* _Request_
Give back exactly the lines from the beginning of the listing below to the line holding "const data = categories.map((c, i)", both ends included; the pictures stay out.

— START Working data —

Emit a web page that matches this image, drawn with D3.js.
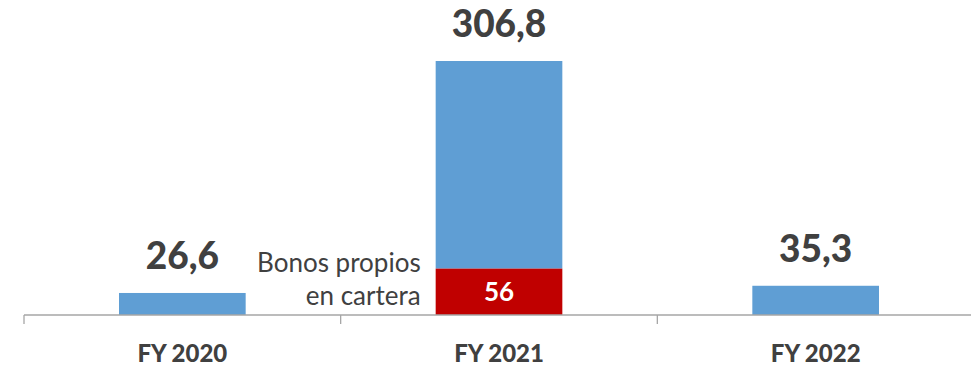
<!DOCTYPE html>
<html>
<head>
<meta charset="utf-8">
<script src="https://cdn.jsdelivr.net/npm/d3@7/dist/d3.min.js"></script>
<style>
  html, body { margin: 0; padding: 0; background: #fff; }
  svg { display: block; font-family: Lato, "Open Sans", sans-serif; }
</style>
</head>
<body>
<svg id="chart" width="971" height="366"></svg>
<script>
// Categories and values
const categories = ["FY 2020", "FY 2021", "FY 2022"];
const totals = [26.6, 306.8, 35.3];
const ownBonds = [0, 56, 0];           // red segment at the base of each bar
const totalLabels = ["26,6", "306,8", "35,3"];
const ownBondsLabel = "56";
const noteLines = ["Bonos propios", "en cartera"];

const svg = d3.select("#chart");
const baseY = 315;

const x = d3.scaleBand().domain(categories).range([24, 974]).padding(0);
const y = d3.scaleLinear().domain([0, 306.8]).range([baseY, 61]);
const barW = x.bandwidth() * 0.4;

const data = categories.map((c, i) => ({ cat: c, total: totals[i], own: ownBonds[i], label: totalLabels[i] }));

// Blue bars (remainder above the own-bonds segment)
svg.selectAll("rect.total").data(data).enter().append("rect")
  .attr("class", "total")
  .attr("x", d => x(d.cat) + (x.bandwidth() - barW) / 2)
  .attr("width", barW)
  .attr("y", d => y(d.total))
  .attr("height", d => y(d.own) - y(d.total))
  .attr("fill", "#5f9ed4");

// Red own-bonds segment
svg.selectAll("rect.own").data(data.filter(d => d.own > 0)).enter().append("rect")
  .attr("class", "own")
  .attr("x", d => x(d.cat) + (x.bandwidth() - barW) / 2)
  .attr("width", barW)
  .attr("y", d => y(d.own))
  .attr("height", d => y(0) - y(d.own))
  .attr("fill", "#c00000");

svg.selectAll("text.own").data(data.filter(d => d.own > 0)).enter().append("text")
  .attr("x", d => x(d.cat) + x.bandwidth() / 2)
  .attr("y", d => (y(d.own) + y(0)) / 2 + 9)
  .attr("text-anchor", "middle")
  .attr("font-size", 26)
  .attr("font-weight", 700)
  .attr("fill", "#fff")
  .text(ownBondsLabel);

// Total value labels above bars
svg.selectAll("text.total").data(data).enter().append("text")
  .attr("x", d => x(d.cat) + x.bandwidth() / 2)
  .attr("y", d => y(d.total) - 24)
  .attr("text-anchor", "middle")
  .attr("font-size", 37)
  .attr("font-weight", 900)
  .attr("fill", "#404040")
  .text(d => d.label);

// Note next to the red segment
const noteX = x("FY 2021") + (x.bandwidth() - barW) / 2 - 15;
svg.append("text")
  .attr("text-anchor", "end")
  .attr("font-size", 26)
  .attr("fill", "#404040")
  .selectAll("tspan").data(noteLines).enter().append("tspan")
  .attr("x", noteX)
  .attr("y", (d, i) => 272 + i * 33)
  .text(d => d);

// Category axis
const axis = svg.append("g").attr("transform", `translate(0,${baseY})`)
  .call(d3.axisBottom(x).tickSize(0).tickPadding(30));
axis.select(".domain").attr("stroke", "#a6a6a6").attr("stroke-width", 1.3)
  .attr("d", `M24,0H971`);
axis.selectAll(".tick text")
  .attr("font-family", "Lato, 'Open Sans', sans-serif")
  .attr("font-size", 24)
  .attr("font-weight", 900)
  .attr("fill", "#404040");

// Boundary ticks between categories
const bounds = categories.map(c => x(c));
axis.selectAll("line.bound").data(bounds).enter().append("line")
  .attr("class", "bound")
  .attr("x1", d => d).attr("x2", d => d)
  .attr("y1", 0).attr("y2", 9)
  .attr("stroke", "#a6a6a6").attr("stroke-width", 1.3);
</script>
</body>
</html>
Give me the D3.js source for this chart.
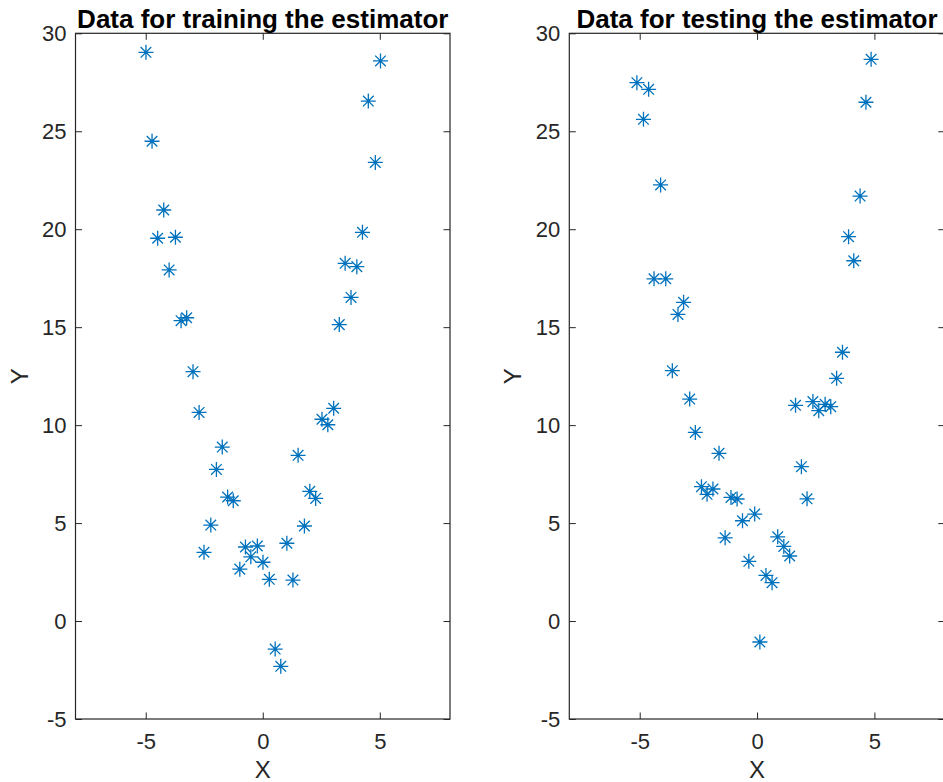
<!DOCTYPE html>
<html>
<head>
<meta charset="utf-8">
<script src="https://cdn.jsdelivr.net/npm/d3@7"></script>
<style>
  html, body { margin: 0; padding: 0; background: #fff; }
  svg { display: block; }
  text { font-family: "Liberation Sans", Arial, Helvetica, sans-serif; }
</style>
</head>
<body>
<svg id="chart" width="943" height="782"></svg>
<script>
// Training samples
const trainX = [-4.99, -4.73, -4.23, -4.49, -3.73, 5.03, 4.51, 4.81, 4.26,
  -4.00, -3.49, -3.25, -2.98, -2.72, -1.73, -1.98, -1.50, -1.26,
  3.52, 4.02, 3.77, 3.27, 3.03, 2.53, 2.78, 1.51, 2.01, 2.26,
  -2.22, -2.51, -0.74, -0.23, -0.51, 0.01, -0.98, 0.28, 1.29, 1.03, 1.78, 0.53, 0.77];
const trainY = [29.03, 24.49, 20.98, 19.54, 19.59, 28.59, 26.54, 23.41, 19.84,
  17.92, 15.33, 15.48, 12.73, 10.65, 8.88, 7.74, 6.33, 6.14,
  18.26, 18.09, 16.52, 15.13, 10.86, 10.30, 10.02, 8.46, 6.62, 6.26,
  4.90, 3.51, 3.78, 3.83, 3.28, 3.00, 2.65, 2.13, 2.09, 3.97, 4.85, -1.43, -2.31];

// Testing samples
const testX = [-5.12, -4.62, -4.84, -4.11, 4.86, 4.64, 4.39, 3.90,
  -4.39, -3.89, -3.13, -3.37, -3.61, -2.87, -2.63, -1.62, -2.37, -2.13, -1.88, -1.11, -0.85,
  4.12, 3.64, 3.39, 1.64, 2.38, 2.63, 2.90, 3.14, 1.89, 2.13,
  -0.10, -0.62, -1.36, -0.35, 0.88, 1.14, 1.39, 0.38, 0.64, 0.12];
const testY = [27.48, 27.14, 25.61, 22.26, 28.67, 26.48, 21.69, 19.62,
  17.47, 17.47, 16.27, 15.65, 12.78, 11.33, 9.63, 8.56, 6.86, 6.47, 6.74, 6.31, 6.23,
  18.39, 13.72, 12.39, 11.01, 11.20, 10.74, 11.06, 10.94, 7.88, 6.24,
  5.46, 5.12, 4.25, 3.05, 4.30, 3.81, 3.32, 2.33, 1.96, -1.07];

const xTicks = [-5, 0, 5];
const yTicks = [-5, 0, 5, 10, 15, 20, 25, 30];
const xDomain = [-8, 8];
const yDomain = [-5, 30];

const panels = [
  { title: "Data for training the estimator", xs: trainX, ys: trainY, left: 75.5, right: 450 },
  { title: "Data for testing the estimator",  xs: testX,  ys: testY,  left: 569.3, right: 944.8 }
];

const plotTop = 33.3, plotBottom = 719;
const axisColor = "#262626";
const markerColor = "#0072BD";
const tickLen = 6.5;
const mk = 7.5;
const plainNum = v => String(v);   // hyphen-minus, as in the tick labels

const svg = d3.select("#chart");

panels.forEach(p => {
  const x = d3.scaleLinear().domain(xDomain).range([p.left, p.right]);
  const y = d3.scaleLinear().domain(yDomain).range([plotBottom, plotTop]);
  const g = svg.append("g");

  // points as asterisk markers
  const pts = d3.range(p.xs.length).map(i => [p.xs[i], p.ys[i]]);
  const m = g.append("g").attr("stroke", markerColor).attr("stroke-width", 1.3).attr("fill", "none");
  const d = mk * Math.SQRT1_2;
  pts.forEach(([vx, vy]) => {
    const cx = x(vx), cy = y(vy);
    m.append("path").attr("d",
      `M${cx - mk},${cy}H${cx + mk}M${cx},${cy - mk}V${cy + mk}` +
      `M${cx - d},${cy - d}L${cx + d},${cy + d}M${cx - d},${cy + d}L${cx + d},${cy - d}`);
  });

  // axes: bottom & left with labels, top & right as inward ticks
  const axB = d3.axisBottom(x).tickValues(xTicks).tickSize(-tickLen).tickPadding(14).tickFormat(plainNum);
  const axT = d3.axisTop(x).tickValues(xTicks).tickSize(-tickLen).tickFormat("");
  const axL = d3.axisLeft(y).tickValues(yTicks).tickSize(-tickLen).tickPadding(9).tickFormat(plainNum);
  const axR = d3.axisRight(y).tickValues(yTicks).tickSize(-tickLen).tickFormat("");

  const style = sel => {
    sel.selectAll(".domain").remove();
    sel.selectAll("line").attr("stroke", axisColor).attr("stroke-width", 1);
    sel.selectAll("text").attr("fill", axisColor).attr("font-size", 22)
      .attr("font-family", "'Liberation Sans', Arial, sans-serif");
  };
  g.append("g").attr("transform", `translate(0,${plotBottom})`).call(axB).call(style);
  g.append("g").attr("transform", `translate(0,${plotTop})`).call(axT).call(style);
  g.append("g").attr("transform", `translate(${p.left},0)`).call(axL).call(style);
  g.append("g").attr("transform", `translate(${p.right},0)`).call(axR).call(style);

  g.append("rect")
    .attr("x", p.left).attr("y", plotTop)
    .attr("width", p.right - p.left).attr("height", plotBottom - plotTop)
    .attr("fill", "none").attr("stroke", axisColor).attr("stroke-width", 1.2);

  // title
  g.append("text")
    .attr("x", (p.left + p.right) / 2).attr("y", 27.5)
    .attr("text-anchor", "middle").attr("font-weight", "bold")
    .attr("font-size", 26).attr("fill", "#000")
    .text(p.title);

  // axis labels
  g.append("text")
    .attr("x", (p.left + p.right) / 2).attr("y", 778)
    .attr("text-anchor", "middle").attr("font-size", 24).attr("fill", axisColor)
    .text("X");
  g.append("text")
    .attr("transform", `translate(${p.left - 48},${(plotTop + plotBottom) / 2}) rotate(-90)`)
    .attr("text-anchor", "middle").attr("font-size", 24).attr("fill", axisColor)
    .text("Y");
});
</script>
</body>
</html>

— END Working data —

* _Full response_
Emit a web page that matches this image, drawn with D3.js.
<!DOCTYPE html>
<html>
<head>
<meta charset="utf-8">
<script src="https://cdn.jsdelivr.net/npm/d3@7/dist/d3.min.js"></script>
<style>
  html, body { margin: 0; padding: 0; background: #fff; }
  svg { display: block; font-family: Lato, "Open Sans", sans-serif; }
</style>
</head>
<body>
<svg id="chart" width="971" height="366"></svg>
<script>
// Categories and values
const categories = ["FY 2020", "FY 2021", "FY 2022"];
const totals = [26.6, 306.8, 35.3];
const ownBonds = [0, 56, 0];           // red segment at the base of each bar
const totalLabels = ["26,6", "306,8", "35,3"];
const ownBondsLabel = "56";
const noteLines = ["Bonos propios", "en cartera"];

const svg = d3.select("#chart");
const baseY = 315;

const x = d3.scaleBand().domain(categories).range([24, 974]).padding(0);
const y = d3.scaleLinear().domain([0, 306.8]).range([baseY, 61]);
const barW = x.bandwidth() * 0.4;

const data = categories.map((c, i) => ({ cat: c, total: totals[i], own: ownBonds[i], label: totalLabels[i] }));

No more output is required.